AANRO to Fez
- Peter Sefton, Tim McCallum & Bron Dye
- This document follows the steps to ingest a set of AANRO records into FEZ.
- AANRO repository implementers, anyone else looking for sample code to add data to Fez
- AANRO data
- Python 2.4 installed on the system to run the harvest, with the Cheetah templating system installed.
- Fedora 2.2 installed and running.
- Optionally, an instance of FEZ for ingest.
- Fez wiki:
- Documentation on the FOXML (Fedora Object XML) specification:
- Official Python website:
- Official py.test tool and library website:
- Official Subversion website:
- The scripts have been developed on OS X and Linux based system. Python is a cross platform programming language and therefore the scripts should also run under Microsoft Windows operating systems. but we have not tried.
- Installing the Python programming language, Fedora and Cheetah is outside the scope of this technical report.
A component of the work undertaken at RUBRIC-Central is the development of various data migration strategies. These strategies are designed to assist RUBRIC Project Partners to migrate data into, and out of, various systems. The data migrations specifically target the three institutional repository solutions under consideration as part of the project: Dspace, Fez and VITAL.
This document covers a script to take a proprietaty database dump of the AANRO data and it is off little direct use to others, but may serve as an example.
This data migration differs from most of the others we have published at RUBRIC so far. in that is not modular, does not use the DSpace archive format is an intermediate stage, and makes no use of XSLT. For performance reasons we wrote this a stand-along script that goes straight from the data files to FOXML records for ingest into Fedora.
There are a few reasons for the change all to do with performance:
Linux only allows 32000 files in one directory so our simple Dspace archive class would have needed to be rewritten.
The libxslt library for Python has memory leaks so the script fails on large data sets.
A multi-step process is ideal for small (up to ten thousand or so records but is unmanageable when dealing with two hundred thousand.
We wanted to try using Cheetah templates as the basis for data migration as they seemed to offer an easy-to-use alternative to XSLT.
The data migration uses a single script to process the text-based data dump into FOXML records you can ingest into Fedora.
- The main script. This takes .dmp files from the AANRO database.
- This script is accompanied by a minimalist py.test test-script: we recommend adding new test cases before you change the script.
- The result is an output directory which contains FOXML – to allow it to work with large numbers of files the output is broken into a number of directories (0..n) with up to 10,000 records in each.
- NOTE: The script can currently deal with the AANRO publications data, publications archive, and the research archive but not the research data – it uses a different format which will require more development.
- aanro_foxml_template.tmpl, aanroFoxmlTemplate_research.tmpl
- Cheetah templates to transform AANRO data to FOXML, including both MODS and Dublin Core versions of the data. They deal with publication and research project respectively.

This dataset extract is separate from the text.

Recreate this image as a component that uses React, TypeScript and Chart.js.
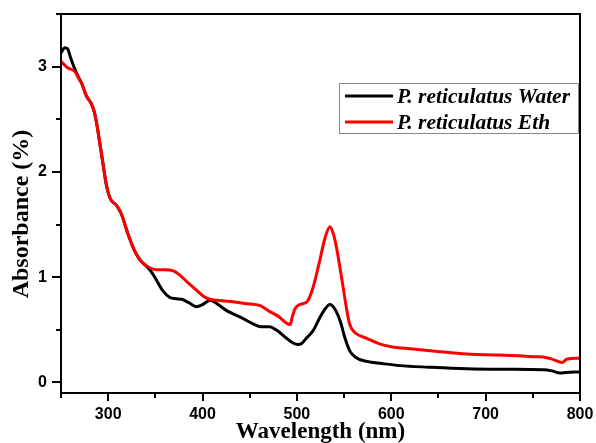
import React, { useEffect, useRef } from "react";
import { Chart, registerables } from "chart.js";

Chart.register(...registerables);

// Wavelength (nm) and absorbance for P. reticulatus Water extract
const waterWl = [250, 254, 257, 260, 265, 268, 272, 277, 282, 285, 288, 291, 295, 298, 302, 309, 314, 321, 328, 335, 340, 345, 350, 358, 365, 372, 378, 385, 394, 400, 408, 415, 426, 440, 453, 462, 471, 478, 489, 495, 501, 505, 510, 517, 524, 530, 535, 540, 546, 551, 556, 562, 574, 590, 609, 640, 680, 720, 761, 770, 779, 785, 800];
const waterAbs = [3.13, 3.18, 3.17, 3.09, 2.97, 2.91, 2.84, 2.72, 2.65, 2.58, 2.45, 2.28, 2.05, 1.88, 1.75, 1.68, 1.6, 1.41, 1.25, 1.15, 1.11, 1.06, 0.99, 0.87, 0.81, 0.795, 0.79, 0.76, 0.72, 0.74, 0.78, 0.75, 0.68, 0.62, 0.56, 0.53, 0.53, 0.5, 0.42, 0.38, 0.36, 0.37, 0.42, 0.49, 0.61, 0.7, 0.74, 0.7, 0.58, 0.42, 0.3, 0.24, 0.2, 0.18, 0.16, 0.145, 0.13, 0.125, 0.12, 0.11, 0.09, 0.095, 0.1];

// Wavelength (nm) and absorbance for P. reticulatus Eth extract
const ethWl = [250, 257, 265, 268, 272, 277, 282, 285, 288, 291, 295, 298, 302, 309, 314, 321, 328, 335, 344, 352, 360, 369, 376, 383, 392, 401, 408, 415, 430, 445, 461, 470, 480, 493, 495, 498, 503, 511, 517, 524, 530, 535, 539, 542, 548, 553, 556, 562, 574, 590, 600, 620, 644, 680, 715, 750, 765, 771, 781, 786, 800];
const ethAbs = [3.05, 2.99, 2.95, 2.9, 2.84, 2.72, 2.65, 2.58, 2.45, 2.28, 2.05, 1.88, 1.75, 1.68, 1.6, 1.41, 1.25, 1.15, 1.09, 1.07, 1.07, 1.06, 1.02, 0.96, 0.89, 0.82, 0.79, 0.78, 0.77, 0.75, 0.73, 0.68, 0.63, 0.55, 0.62, 0.7, 0.74, 0.77, 0.9, 1.15, 1.38, 1.48, 1.4, 1.28, 0.96, 0.68, 0.55, 0.47, 0.42, 0.36, 0.34, 0.32, 0.3, 0.27, 0.26, 0.245, 0.235, 0.22, 0.19, 0.22, 0.23];

const seriesNames = ["P. reticulatus Water", "P. reticulatus Eth"];
const seriesColors = ["#000000", "#ff0000"];
const xTickLabels = [300, 400, 500, 600, 700, 800];
const yTickLabels = [0, 1, 2, 3];
const xTitle = "Wavelength (nm)";
const yTitle = "Absorbance (%)";

const toPoints = (xs: number[], ys: number[]) => xs.map((x, i) => ({ x, y: ys[i] }));

const framePlugin = {
  id: "frameAndLegend",
  afterDatasetsDraw(chart: any) {
    const { ctx, chartArea, scales } = chart;
    const xs = scales.x;
    const ys = scales.y;
    ctx.save();
    ctx.strokeStyle = "#000";
    ctx.lineWidth = 2;
    ctx.strokeRect(chartArea.left, chartArea.top, chartArea.right - chartArea.left, chartArea.bottom - chartArea.top);
    // y ticks
    for (let v = 0; v <= 3.5001; v += 0.5) {
      const y = Math.round(ys.getPixelForValue(v));
      const major = Math.abs(v - Math.round(v)) < 1e-6;
      const len = major ? 9 : 5;
      ctx.beginPath();
      ctx.moveTo(chartArea.left, y);
      ctx.lineTo(chartArea.left - len, y);
      ctx.stroke();
    }
    // x ticks
    for (let w = 250; w <= 800; w += 50) {
      const x = Math.round(xs.getPixelForValue(w));
      const major = w % 100 === 0;
      const len = major ? 8 : 5;
      ctx.beginPath();
      ctx.moveTo(x, chartArea.bottom);
      ctx.lineTo(x, chartArea.bottom + len);
      ctx.stroke();
    }
    // axis titles
    ctx.fillStyle = "#000";
    ctx.textAlign = "center";
    ctx.textBaseline = "middle";
    ctx.font = "bold 23px 'Liberation Serif', 'Times New Roman', serif";
    ctx.fillText(xTitle, (chartArea.left + chartArea.right) / 2, 432);
    ctx.save();
    ctx.font = "bold 24px 'Liberation Serif', 'Times New Roman', serif";
    ctx.translate(22, 214);
    ctx.rotate(-Math.PI / 2);
    ctx.fillText(yTitle, 0, 0);
    ctx.restore();
    // legend
    const bx = 339, by = 83, bw = 239, bh = 50;
    ctx.fillStyle = "#fff";
    ctx.fillRect(bx, by, bw, bh);
    ctx.strokeStyle = "#888";
    ctx.lineWidth = 1;
    ctx.strokeRect(bx + 0.5, by + 0.5, bw, bh);
    ctx.font = "italic bold 21.5px 'Liberation Serif', 'Times New Roman', serif";
    ctx.textAlign = "left";
    ctx.textBaseline = "middle";
    const rows = [96, 122];
    seriesNames.forEach((name, i) => {
      ctx.strokeStyle = seriesColors[i];
      ctx.lineWidth = 3;
      ctx.beginPath();
      ctx.moveTo(345, rows[i]);
      ctx.lineTo(393, rows[i]);
      ctx.stroke();
      ctx.fillStyle = "#000";
      ctx.fillText(name, 397, rows[i] + 1);
    });
    ctx.restore();
  },
};

export default function App() {
  const ref = useRef<HTMLCanvasElement>(null);
  useEffect(() => {
    if (!ref.current) return;
    const chart = new Chart(ref.current, {
      type: "line",
      data: {
        datasets: [
          {
            label: seriesNames[0],
            data: toPoints(waterWl, waterAbs),
            borderColor: seriesColors[0],
            borderWidth: 3,
            pointRadius: 0,
            cubicInterpolationMode: "monotone",
            fill: false,
            order: 1,
          },
          {
            label: seriesNames[1],
            data: toPoints(ethWl, ethAbs),
            borderColor: seriesColors[1],
            borderWidth: 3,
            pointRadius: 0,
            cubicInterpolationMode: "monotone",
            fill: false,
            order: 0,
          },
        ],
      },
      options: {
        animation: false,
        responsive: false,
        events: [],
        layout: { padding: { top: 14, right: 16, left: 0, bottom: 0 } },
        plugins: { legend: { display: false }, tooltip: { enabled: false } },
        scales: {
          x: {
            type: "linear",
            min: 250,
            max: 800,
            grid: { display: false, drawTicks: false },
            border: { display: false },
            afterFit: (s: any) => { s.height = 50; s.paddingLeft = 0; s.paddingRight = 0; },
            afterBuildTicks: (s: any) => { s.ticks = xTickLabels.map((v) => ({ value: v })); },
            ticks: {
              padding: 12,
              color: "#000",
              font: { family: "'Liberation Sans', Arial, sans-serif", size: 16, weight: "bold" },
              maxRotation: 0,
            },
          },
          y: {
            type: "linear",
            min: -0.1,
            max: 3.5,
            grid: { display: false, drawTicks: false },
            border: { display: false },
            afterFit: (s: any) => { s.width = 61; s.paddingTop = 0; s.paddingBottom = 0; },
            afterBuildTicks: (s: any) => { s.ticks = yTickLabels.map((v) => ({ value: v })); },
            ticks: {
              padding: 14,
              color: "#000",
              font: { family: "'Liberation Sans', Arial, sans-serif", size: 16, weight: "bold" },
            },
          },
        },
      },
      plugins: [framePlugin],
    } as any);
    return () => chart.destroy();
  }, []);
  return (
    <div style={{ position: "fixed", left: 0, top: 0, width: 596, height: 443, background: "#fff" }}>
      <canvas ref={ref} width={596} height={443} style={{ display: "block", width: 596, height: 443 }} />
    </div>
  );
}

All of the data migration scripts, and associated code libraries, modules and files, are made available via a publicly accessible website.
If you have the subversion client installed you can download the Python scripts, test files, and other files used during development. The URL that you will need to check out is as follows:
svn co https://rubric-central.usq.edu.au/svn/Public/code/migration_toolkit
Change into the AANRO directory
Compile the templates using cheetah
(do this again after any changes you make to the .tmpl files)
cheetah compile *.tmpl
- Input (-i)
- Full path to the AANRO data file to be transformed (.dmp) file
- Output (-o)
- Name of directory that transformed files will be sent to (This directory will be created if it does not exist)
- Template (-t)
Name of template file to be used in transformation
python aanro_dump_to_foxml.py -i Input -o Output -t Template
python aanro_dump_to_foxml.py -i research.dmp -o output_directory -t aanroFoxmlTemplate_research
python aanro_dump_to_foxml.py -i publication.dmp -o output_directory -t aanroFoxmlTemplate
sudo /usr/local/fedora-2.2/client/bin/fedora-ingest.sh d [output_dir] foxml1.0 O localhost:8080 fedoraAdmin fedoraAdmin http ""
Follow the latest instructions for Fez to index the resulting data into the Fez indexes.